START EXERCISE INPUT

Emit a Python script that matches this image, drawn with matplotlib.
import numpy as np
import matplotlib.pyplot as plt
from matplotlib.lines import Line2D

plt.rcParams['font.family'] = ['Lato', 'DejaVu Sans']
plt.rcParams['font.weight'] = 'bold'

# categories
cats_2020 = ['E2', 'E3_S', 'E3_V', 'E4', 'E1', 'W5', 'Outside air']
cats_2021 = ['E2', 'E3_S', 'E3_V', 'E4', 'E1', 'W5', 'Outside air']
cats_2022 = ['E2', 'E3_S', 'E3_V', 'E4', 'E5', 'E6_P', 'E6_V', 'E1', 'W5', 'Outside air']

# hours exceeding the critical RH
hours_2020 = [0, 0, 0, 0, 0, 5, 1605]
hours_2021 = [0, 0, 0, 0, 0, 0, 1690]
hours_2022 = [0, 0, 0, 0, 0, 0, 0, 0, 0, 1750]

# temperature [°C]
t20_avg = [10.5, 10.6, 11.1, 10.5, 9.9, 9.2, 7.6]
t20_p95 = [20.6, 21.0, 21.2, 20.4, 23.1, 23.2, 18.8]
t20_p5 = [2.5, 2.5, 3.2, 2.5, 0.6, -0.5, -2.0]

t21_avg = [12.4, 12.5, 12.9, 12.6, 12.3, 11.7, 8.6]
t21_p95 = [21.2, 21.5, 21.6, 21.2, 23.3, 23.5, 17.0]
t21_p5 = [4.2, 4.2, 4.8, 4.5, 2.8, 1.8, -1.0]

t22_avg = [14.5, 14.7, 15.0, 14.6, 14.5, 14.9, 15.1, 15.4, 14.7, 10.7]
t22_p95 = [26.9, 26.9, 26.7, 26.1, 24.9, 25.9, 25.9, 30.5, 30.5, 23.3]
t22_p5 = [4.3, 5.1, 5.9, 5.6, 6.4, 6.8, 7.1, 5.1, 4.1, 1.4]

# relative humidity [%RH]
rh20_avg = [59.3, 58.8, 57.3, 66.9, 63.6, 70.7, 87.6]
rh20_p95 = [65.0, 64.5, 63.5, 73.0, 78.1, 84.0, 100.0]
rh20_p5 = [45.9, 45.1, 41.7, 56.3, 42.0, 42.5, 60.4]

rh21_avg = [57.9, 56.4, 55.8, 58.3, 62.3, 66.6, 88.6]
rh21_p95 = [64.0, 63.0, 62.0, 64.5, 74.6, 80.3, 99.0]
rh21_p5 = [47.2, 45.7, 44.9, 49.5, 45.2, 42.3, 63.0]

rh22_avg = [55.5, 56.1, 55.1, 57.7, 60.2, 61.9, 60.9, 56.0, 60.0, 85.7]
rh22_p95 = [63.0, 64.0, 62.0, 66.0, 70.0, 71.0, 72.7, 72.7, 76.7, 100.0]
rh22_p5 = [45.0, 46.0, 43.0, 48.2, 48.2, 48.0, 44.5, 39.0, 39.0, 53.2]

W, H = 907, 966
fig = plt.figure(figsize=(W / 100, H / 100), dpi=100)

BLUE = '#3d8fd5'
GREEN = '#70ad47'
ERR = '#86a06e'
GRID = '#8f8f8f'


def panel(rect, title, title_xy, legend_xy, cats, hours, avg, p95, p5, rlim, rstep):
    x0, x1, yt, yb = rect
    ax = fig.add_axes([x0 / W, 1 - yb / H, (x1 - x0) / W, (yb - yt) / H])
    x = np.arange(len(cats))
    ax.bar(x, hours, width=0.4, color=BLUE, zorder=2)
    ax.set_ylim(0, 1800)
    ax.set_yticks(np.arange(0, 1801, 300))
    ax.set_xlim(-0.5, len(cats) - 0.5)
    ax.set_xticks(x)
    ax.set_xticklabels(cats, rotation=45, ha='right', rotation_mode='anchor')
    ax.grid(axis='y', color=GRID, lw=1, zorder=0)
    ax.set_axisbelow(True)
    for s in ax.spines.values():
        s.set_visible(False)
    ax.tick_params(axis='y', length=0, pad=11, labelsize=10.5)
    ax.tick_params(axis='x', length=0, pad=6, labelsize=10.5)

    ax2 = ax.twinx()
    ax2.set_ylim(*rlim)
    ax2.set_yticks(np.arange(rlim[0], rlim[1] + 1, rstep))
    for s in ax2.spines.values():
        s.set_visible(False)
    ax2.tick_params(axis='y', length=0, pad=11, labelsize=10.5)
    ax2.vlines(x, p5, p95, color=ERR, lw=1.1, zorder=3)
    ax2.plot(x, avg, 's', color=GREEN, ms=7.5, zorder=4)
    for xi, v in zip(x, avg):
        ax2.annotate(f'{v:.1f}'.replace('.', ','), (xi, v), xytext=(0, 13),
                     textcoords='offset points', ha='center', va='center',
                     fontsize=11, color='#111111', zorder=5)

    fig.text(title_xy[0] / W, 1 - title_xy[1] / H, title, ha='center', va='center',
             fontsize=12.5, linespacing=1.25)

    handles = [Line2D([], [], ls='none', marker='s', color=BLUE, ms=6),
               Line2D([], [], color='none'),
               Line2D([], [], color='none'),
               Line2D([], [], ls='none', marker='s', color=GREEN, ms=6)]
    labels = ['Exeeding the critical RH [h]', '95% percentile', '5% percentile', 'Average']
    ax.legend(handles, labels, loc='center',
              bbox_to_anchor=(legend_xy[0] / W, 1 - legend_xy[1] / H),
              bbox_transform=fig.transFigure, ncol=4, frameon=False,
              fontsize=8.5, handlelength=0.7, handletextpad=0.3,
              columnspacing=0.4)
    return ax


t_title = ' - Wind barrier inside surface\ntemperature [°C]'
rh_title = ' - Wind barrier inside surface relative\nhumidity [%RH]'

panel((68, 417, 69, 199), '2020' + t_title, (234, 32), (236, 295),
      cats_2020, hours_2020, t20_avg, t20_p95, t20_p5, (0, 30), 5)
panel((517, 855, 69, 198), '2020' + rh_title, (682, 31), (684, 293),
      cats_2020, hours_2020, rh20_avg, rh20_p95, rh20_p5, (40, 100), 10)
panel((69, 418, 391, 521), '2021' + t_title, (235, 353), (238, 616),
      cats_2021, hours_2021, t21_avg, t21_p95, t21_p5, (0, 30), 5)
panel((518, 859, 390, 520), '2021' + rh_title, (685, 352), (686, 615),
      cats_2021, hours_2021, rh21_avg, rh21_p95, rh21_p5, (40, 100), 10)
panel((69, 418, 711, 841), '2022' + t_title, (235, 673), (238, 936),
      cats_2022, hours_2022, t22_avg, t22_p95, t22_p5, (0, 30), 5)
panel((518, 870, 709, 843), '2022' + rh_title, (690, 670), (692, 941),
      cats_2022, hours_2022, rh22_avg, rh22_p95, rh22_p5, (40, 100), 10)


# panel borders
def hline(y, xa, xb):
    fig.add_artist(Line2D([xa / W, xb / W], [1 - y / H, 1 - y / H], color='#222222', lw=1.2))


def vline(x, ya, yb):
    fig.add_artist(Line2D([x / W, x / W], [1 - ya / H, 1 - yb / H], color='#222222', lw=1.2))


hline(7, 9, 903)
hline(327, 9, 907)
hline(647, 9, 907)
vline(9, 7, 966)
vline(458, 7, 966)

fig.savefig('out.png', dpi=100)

END EXERCISE INPUT
START EXERCISE INPUT

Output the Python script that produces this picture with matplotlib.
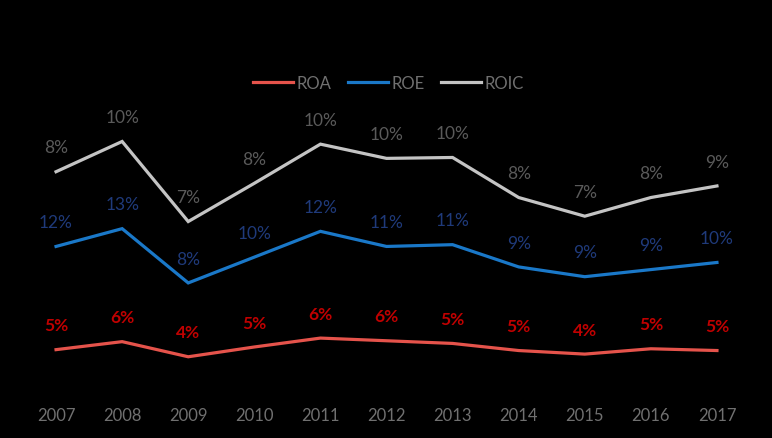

END EXERCISE INPUT
START EXERCISE INPUT

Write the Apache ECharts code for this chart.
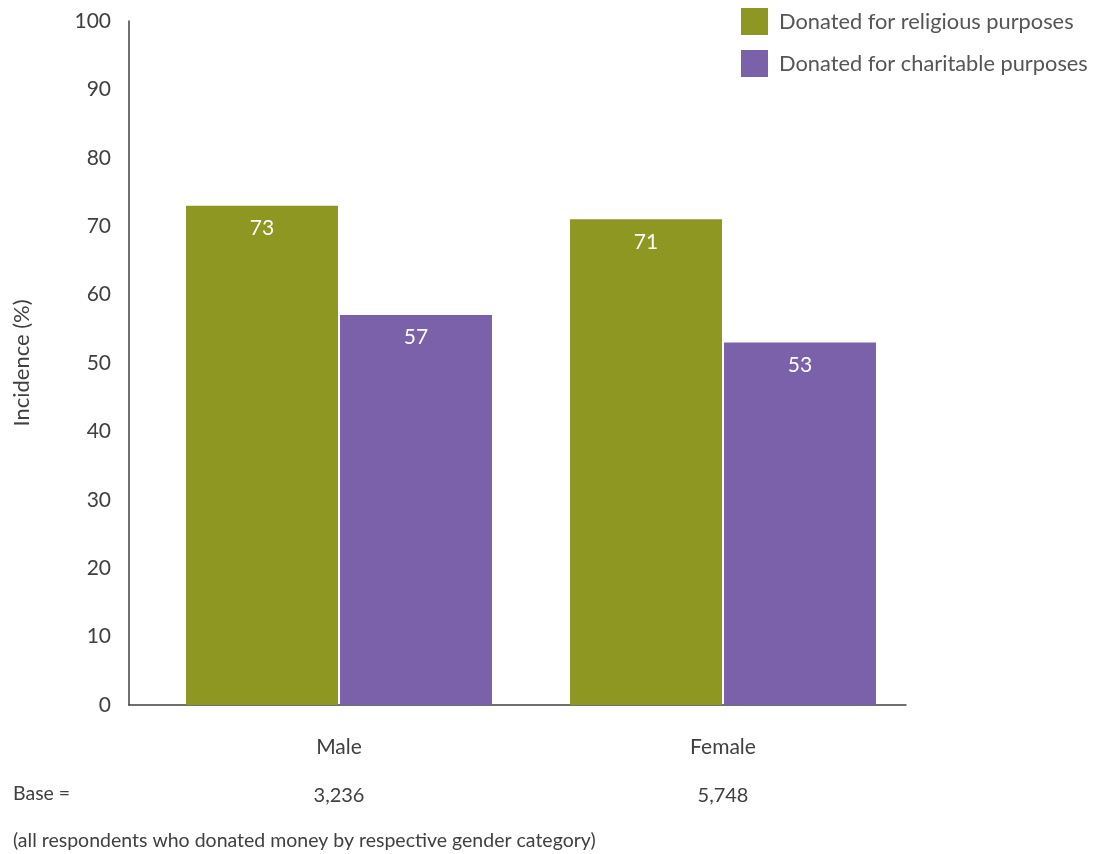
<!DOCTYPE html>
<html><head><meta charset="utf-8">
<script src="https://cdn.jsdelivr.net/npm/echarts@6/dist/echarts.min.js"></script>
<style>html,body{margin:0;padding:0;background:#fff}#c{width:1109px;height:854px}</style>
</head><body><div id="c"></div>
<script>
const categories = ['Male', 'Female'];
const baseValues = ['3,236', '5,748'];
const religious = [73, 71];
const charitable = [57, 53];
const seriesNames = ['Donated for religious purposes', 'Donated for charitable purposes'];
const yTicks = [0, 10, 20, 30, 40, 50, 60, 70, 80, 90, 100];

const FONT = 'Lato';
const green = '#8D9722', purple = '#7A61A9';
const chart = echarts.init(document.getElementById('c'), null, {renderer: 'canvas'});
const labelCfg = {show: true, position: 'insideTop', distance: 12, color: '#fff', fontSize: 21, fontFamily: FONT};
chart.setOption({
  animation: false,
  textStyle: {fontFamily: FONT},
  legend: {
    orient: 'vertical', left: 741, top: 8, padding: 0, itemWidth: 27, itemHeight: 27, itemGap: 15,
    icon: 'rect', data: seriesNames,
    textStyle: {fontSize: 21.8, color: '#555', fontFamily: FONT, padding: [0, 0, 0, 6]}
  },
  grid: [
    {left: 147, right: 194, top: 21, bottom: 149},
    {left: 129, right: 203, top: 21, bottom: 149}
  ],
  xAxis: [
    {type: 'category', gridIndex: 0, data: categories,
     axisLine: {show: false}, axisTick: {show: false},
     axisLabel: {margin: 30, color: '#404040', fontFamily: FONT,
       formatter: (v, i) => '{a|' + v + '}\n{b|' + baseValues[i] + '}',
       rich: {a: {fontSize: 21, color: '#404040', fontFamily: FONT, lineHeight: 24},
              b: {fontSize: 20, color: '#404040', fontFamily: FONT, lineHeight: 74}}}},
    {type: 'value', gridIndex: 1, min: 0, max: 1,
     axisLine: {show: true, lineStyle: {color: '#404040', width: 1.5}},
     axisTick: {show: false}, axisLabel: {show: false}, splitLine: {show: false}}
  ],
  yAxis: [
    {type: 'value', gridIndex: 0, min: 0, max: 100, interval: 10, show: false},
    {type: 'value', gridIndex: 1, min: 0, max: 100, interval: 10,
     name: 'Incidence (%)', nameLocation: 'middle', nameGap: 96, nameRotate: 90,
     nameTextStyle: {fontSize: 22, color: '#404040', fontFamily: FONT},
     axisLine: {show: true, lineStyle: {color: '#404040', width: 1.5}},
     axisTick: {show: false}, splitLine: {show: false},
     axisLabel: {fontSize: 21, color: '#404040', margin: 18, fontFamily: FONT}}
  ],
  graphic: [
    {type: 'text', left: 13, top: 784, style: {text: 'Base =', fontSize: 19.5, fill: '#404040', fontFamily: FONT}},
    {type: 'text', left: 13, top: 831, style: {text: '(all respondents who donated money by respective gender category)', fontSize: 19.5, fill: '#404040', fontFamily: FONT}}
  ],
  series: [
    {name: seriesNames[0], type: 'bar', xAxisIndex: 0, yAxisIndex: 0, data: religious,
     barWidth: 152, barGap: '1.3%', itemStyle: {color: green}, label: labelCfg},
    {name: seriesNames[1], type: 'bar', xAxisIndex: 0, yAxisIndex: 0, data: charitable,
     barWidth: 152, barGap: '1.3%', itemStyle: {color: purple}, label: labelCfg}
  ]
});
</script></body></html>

END EXERCISE INPUT

**WHAT THIS TASK INVOLVES:** Copy out exactly the lines running from the one with "Emit a Python" to the one with "plt.rcParams['font.weight'] = 'bold'", including both ends, and nothing more.

**RESULT FOR THIS EXERCISE:**
Emit a Python script that matches this image, drawn with matplotlib.
import numpy as np
import matplotlib.pyplot as plt
from matplotlib.lines import Line2D

plt.rcParams['font.family'] = ['Lato', 'DejaVu Sans']
plt.rcParams['font.weight'] = 'bold'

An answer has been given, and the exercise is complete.